### EXERCISE PROMPT
Skip every picture, and extract verbatim the lines from the line containing "Output the Python" to the line containing "import pandas as pd", both lines included.
++++++++
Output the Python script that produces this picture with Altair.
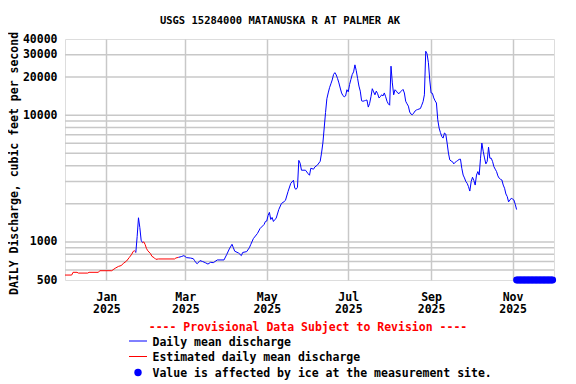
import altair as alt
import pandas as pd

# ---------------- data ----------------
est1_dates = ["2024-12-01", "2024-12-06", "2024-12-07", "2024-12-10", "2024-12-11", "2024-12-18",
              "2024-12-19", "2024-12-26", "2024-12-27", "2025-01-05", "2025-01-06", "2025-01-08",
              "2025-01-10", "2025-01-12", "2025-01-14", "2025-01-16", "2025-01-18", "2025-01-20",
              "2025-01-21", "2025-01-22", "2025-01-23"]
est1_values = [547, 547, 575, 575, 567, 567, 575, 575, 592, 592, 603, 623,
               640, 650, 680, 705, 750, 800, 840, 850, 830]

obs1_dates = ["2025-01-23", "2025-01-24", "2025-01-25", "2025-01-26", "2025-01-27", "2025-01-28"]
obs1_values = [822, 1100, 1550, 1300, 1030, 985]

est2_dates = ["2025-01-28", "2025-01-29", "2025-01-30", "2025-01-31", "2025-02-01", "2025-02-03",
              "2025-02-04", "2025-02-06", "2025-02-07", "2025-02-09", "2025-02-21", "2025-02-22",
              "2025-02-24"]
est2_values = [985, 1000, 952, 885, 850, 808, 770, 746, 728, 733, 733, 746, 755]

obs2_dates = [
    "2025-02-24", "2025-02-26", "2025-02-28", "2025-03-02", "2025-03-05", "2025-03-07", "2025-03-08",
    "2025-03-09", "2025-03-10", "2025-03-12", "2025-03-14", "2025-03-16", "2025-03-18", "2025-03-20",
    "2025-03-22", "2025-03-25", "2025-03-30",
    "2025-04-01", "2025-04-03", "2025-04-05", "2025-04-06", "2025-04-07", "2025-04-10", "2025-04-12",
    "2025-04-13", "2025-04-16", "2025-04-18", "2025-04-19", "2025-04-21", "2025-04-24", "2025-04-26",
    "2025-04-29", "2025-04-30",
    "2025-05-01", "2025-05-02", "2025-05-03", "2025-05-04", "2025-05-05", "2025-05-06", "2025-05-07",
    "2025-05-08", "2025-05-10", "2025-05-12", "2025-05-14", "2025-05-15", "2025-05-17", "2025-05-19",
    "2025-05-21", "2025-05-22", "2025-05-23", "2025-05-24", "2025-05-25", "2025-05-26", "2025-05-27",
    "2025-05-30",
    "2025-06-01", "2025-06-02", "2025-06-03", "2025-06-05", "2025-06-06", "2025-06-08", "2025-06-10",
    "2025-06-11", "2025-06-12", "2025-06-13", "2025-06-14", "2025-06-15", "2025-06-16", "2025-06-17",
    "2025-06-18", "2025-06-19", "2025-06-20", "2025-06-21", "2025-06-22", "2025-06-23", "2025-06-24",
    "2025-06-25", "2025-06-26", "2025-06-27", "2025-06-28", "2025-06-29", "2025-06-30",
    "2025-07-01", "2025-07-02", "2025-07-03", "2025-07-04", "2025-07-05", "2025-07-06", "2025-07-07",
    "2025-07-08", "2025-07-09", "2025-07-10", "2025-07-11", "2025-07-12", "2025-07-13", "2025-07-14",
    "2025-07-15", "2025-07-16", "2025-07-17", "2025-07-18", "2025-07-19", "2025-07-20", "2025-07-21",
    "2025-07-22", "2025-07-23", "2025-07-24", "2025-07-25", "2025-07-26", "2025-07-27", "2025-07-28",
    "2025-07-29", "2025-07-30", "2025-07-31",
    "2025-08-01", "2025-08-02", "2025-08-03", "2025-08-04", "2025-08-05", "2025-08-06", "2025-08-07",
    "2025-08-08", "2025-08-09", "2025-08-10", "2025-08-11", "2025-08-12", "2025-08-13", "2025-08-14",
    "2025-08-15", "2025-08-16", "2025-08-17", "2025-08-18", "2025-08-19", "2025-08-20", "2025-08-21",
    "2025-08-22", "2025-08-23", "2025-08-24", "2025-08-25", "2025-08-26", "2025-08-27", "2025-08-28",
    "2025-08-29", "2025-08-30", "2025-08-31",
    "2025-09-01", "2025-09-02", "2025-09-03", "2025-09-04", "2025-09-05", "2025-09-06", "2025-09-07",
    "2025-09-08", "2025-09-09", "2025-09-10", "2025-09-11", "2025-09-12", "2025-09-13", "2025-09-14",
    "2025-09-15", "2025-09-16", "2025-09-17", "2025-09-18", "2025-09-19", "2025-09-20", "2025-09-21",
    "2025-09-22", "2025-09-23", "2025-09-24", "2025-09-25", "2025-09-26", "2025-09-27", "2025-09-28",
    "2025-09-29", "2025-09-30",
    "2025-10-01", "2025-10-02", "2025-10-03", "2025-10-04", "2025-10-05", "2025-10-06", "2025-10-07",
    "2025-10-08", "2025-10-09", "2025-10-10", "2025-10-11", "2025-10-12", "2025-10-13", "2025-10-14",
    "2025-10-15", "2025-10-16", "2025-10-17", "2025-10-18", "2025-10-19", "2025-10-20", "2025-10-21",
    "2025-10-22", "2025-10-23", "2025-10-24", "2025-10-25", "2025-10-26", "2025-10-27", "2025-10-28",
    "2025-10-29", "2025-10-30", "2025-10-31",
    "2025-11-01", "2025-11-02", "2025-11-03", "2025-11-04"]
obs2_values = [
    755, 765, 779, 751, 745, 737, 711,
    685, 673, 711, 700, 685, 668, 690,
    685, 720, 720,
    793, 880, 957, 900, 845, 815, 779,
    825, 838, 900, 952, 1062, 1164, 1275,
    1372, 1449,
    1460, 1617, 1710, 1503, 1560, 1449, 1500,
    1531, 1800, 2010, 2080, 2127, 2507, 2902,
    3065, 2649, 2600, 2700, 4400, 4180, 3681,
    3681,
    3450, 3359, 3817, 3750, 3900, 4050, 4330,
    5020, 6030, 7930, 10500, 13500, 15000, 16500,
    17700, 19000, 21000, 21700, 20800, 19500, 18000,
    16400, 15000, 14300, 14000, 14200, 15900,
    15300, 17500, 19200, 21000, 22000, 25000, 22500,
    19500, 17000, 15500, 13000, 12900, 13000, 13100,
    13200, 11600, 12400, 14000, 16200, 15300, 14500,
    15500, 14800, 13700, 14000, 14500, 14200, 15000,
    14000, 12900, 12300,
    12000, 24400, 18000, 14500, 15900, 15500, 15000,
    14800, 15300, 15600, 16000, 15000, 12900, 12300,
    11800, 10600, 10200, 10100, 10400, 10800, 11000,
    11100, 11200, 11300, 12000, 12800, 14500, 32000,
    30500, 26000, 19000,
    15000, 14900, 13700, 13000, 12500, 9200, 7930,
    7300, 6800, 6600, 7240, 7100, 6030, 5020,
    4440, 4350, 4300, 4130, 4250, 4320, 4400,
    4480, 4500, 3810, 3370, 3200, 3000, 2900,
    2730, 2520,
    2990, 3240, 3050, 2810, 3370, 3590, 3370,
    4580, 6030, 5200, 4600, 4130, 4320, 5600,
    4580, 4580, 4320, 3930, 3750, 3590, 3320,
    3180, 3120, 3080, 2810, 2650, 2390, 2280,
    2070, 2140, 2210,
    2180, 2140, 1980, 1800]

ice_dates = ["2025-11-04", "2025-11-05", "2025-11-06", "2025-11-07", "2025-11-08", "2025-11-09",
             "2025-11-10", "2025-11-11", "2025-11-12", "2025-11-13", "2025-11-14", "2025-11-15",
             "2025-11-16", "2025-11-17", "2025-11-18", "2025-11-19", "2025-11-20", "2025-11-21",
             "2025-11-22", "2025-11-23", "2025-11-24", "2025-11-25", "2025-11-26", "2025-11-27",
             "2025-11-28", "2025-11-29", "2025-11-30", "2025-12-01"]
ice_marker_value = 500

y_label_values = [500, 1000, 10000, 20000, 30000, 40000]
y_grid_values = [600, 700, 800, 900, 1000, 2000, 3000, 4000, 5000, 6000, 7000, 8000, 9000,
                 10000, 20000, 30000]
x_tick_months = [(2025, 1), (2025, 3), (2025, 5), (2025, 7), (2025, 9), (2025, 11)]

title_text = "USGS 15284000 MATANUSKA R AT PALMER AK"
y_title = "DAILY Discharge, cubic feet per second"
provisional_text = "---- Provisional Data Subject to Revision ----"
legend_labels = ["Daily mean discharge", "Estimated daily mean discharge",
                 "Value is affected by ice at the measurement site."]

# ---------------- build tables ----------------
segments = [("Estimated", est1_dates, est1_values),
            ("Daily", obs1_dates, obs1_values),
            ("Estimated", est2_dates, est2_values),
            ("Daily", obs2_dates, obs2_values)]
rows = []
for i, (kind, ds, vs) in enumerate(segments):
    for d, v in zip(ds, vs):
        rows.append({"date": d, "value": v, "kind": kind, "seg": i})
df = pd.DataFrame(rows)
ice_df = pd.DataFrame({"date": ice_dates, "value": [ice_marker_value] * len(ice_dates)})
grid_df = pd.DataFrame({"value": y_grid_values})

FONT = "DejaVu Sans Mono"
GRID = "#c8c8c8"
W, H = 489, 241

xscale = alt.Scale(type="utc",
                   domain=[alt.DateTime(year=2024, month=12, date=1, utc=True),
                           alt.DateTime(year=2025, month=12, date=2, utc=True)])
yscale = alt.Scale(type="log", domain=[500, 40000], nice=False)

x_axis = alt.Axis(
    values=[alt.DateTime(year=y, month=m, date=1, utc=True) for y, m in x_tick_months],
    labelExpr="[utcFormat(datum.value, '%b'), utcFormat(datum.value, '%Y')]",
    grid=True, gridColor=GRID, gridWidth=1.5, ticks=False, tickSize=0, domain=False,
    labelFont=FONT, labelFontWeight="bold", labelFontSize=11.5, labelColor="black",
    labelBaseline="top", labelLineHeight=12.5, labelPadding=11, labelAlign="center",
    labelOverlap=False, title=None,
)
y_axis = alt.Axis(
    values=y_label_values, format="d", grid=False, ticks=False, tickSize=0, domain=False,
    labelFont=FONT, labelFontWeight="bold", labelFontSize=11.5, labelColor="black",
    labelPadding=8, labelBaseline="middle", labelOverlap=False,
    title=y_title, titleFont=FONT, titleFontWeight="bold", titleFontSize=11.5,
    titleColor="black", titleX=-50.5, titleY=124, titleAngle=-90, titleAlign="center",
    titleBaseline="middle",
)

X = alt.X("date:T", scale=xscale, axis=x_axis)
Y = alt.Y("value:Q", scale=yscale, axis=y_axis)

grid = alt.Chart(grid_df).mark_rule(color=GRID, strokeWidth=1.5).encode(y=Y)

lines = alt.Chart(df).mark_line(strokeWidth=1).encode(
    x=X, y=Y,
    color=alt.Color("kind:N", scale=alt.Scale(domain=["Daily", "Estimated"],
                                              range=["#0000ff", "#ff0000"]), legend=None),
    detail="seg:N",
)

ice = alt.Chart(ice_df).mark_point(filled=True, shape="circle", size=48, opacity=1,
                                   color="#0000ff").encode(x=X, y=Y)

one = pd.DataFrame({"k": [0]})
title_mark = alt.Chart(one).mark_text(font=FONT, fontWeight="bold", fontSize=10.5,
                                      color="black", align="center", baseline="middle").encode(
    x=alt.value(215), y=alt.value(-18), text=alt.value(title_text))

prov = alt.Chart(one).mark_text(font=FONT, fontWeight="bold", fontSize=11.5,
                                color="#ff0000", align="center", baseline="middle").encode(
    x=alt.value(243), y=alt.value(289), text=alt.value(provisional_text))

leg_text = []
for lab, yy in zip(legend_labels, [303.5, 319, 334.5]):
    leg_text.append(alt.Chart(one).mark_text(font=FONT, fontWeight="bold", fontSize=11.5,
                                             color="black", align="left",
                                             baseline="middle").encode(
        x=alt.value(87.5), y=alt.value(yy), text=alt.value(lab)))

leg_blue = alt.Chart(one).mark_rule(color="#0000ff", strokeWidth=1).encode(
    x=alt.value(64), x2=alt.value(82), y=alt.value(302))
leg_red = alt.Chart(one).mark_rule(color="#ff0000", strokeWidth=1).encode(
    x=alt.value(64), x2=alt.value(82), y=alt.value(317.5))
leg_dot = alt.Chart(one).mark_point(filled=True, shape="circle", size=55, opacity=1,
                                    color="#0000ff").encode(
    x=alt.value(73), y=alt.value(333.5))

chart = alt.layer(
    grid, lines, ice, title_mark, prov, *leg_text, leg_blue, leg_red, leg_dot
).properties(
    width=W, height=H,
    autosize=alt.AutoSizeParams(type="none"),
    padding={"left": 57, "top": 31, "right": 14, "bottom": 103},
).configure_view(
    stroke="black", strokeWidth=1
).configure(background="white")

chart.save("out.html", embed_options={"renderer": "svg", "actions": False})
++++++++
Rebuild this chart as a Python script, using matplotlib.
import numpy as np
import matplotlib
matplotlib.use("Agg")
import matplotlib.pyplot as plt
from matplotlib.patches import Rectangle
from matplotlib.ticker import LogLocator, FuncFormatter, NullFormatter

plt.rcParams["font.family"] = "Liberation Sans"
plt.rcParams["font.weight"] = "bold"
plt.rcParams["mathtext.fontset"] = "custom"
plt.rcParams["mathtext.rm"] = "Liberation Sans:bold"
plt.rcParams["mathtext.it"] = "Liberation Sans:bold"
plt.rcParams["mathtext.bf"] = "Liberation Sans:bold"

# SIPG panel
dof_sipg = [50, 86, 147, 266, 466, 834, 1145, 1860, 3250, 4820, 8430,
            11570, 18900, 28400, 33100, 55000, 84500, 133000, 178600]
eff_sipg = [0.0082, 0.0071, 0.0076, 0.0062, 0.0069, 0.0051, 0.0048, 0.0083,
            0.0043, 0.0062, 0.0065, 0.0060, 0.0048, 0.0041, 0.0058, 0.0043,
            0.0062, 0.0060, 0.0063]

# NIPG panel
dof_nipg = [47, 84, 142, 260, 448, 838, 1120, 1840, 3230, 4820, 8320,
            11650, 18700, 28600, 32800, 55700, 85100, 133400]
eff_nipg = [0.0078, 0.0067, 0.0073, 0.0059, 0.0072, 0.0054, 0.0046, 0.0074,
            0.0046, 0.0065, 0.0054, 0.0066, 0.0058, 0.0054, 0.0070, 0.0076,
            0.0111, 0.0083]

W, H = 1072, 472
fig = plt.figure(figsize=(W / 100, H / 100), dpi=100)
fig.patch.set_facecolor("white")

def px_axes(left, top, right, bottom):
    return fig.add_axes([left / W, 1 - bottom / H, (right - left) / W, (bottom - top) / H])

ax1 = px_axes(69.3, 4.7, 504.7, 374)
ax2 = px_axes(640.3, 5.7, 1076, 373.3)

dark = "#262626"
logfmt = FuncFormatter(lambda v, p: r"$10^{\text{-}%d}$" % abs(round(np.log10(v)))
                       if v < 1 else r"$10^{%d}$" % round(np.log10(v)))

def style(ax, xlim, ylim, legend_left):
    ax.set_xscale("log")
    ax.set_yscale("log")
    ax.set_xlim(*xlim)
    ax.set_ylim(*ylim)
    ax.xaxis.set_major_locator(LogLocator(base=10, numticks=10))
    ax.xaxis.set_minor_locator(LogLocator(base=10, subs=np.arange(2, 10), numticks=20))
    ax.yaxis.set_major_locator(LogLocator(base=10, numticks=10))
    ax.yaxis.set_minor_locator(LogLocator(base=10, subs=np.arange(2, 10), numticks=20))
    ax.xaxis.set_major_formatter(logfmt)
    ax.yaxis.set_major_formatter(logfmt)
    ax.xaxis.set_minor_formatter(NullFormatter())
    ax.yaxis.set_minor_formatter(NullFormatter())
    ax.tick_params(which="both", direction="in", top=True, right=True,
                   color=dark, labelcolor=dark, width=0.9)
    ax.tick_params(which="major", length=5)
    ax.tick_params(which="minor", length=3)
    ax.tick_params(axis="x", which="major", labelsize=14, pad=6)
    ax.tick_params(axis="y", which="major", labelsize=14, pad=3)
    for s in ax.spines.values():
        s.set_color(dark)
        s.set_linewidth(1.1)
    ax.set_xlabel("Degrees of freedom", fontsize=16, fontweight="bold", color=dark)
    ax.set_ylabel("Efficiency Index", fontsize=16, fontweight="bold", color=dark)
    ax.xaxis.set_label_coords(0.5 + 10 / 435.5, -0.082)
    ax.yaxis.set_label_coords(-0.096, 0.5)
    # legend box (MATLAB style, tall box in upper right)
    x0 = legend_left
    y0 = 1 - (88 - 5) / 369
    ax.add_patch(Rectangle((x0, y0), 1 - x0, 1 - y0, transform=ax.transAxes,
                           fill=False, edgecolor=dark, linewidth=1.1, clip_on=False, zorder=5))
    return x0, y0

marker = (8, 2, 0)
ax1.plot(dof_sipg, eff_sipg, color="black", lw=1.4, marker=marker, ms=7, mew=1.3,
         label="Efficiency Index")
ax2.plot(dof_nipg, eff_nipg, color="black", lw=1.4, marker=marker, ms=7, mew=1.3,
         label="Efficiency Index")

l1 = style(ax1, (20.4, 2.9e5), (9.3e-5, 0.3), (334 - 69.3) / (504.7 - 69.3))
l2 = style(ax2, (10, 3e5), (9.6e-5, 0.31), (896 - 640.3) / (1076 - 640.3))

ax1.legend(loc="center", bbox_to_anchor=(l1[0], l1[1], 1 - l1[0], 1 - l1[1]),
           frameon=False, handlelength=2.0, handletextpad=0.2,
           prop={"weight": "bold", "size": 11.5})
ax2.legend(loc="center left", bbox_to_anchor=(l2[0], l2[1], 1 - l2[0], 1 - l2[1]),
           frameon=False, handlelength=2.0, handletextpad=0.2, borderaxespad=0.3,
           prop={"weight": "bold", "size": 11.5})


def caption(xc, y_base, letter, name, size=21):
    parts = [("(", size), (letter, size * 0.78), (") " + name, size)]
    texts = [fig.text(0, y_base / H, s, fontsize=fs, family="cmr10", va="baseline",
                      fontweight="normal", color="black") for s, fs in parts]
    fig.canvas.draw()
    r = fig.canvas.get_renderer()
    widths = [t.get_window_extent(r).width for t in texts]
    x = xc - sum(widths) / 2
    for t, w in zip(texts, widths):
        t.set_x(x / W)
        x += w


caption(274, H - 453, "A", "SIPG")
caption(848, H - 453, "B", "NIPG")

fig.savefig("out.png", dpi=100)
++++++++
### SOLUTION BELOW
Output the Python script that produces this picture with Altair.
import altair as alt
import pandas as pd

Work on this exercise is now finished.